Egypt made the procedure illegal for the first time in 2008 but rights activists insist the ban is very rarely enforced.

Last year, in the first FGM trial to take place in Egypt, a doctor was sentenced to two years in prison after 13-year-old Sohair al-Bataa died while undergoing the procedure in 2013. The doctor and the father were initially acquitted of all charges, but a court in Nile Delta overturned the not guilty ruling on appeal.

Bataa's case prompted outrage among local and international observers, but the doctor was eventually freed after only three months behind bars, after reconciling with her family.

“The government doesn’t care, it is pure law marketing, regardless of whether it works or can be applied or not,” Dalia Abd el-Hameed, head of sexual rights at the Egyptian Initiative for Personal Rights (EIPR), previously told Middle East Eye (MME).

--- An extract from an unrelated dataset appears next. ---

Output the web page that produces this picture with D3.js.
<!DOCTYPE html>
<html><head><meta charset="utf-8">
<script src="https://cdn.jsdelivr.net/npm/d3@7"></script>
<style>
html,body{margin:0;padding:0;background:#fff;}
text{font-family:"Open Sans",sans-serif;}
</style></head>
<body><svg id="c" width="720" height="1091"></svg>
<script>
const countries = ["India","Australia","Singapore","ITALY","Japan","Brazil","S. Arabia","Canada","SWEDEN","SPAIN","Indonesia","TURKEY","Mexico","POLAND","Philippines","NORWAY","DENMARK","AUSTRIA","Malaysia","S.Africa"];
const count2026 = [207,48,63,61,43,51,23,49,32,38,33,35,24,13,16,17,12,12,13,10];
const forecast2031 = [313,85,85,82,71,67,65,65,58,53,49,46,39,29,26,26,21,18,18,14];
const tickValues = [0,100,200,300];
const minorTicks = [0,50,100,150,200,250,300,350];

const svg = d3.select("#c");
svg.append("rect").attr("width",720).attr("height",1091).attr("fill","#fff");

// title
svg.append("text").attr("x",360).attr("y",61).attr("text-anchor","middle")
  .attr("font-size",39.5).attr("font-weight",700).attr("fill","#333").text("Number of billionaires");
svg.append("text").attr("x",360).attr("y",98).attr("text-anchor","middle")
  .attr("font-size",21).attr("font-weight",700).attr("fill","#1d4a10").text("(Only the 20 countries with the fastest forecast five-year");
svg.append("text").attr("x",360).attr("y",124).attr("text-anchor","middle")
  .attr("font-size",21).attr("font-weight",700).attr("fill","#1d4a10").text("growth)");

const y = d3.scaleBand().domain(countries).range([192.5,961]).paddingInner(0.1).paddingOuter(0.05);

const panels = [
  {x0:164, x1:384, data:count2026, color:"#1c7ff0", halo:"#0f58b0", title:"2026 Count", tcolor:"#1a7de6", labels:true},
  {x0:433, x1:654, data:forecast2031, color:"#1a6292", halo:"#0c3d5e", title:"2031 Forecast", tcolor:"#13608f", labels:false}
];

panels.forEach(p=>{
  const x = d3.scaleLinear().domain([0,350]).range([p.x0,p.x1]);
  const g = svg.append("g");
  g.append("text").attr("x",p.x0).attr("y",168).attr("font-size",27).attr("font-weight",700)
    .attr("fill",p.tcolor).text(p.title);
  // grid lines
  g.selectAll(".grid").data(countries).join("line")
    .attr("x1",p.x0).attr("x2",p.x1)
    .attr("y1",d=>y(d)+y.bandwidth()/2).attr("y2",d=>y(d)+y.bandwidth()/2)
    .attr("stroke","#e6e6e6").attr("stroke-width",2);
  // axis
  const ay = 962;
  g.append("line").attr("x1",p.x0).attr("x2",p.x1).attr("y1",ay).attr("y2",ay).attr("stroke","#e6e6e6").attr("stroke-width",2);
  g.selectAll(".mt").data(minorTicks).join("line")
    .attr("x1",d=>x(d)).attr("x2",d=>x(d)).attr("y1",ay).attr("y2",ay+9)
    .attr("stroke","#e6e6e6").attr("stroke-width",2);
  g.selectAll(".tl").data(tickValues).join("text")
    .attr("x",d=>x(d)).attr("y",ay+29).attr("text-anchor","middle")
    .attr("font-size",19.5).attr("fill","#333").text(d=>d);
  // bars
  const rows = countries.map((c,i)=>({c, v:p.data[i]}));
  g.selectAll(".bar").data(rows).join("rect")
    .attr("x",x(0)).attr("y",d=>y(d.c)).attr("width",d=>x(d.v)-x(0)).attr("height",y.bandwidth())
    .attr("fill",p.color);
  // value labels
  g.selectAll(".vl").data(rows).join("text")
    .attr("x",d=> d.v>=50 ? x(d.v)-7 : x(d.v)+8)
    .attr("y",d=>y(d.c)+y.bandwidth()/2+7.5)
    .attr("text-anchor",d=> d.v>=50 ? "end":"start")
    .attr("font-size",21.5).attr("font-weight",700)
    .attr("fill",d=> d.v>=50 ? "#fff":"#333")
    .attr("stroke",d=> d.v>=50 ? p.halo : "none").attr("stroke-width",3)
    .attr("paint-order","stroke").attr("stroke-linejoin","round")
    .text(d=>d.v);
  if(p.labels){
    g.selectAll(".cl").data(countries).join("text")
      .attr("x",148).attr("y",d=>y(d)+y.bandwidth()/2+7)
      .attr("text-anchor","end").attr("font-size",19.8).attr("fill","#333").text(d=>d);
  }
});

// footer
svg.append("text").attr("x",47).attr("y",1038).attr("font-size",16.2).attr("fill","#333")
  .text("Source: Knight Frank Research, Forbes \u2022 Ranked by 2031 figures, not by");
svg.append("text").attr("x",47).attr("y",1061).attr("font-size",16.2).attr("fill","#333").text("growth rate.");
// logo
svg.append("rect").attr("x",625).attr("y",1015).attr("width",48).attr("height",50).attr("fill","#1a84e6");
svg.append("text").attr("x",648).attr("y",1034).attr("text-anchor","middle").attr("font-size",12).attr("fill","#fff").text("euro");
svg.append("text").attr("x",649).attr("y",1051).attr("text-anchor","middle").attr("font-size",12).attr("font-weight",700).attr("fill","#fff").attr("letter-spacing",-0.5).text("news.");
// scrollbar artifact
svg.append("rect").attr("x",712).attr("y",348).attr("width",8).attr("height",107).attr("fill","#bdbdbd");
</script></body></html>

The practice is more common in Egypt’s rural areas, where there is a lack of awareness and education, regarding the issue. It is performed on both Muslim and Christian girls in Egypt and Sudan, and it is believed to be backed by customs, rather than religion, although some religious scholars preach it.

Earlier this month, an Egyptian MP made a controversial statement, saying that women must undergo (FGM) to help curb men’s “sexual weakness”. 

“If we stop [female genital mutilation], we will need strong men and we don’t have men of that sort," he said.

Suad Abu-Dayyeh, consultant at the NGO Equality Now, which has been campaigning against the practice since the 1990s recently told MEE: “Lots of supposed reasons are given for FGM, but it is fundamentally about enforcing power and control over women and girls. It is not a religious requirement, yet sometimes this is used as an excuse too.”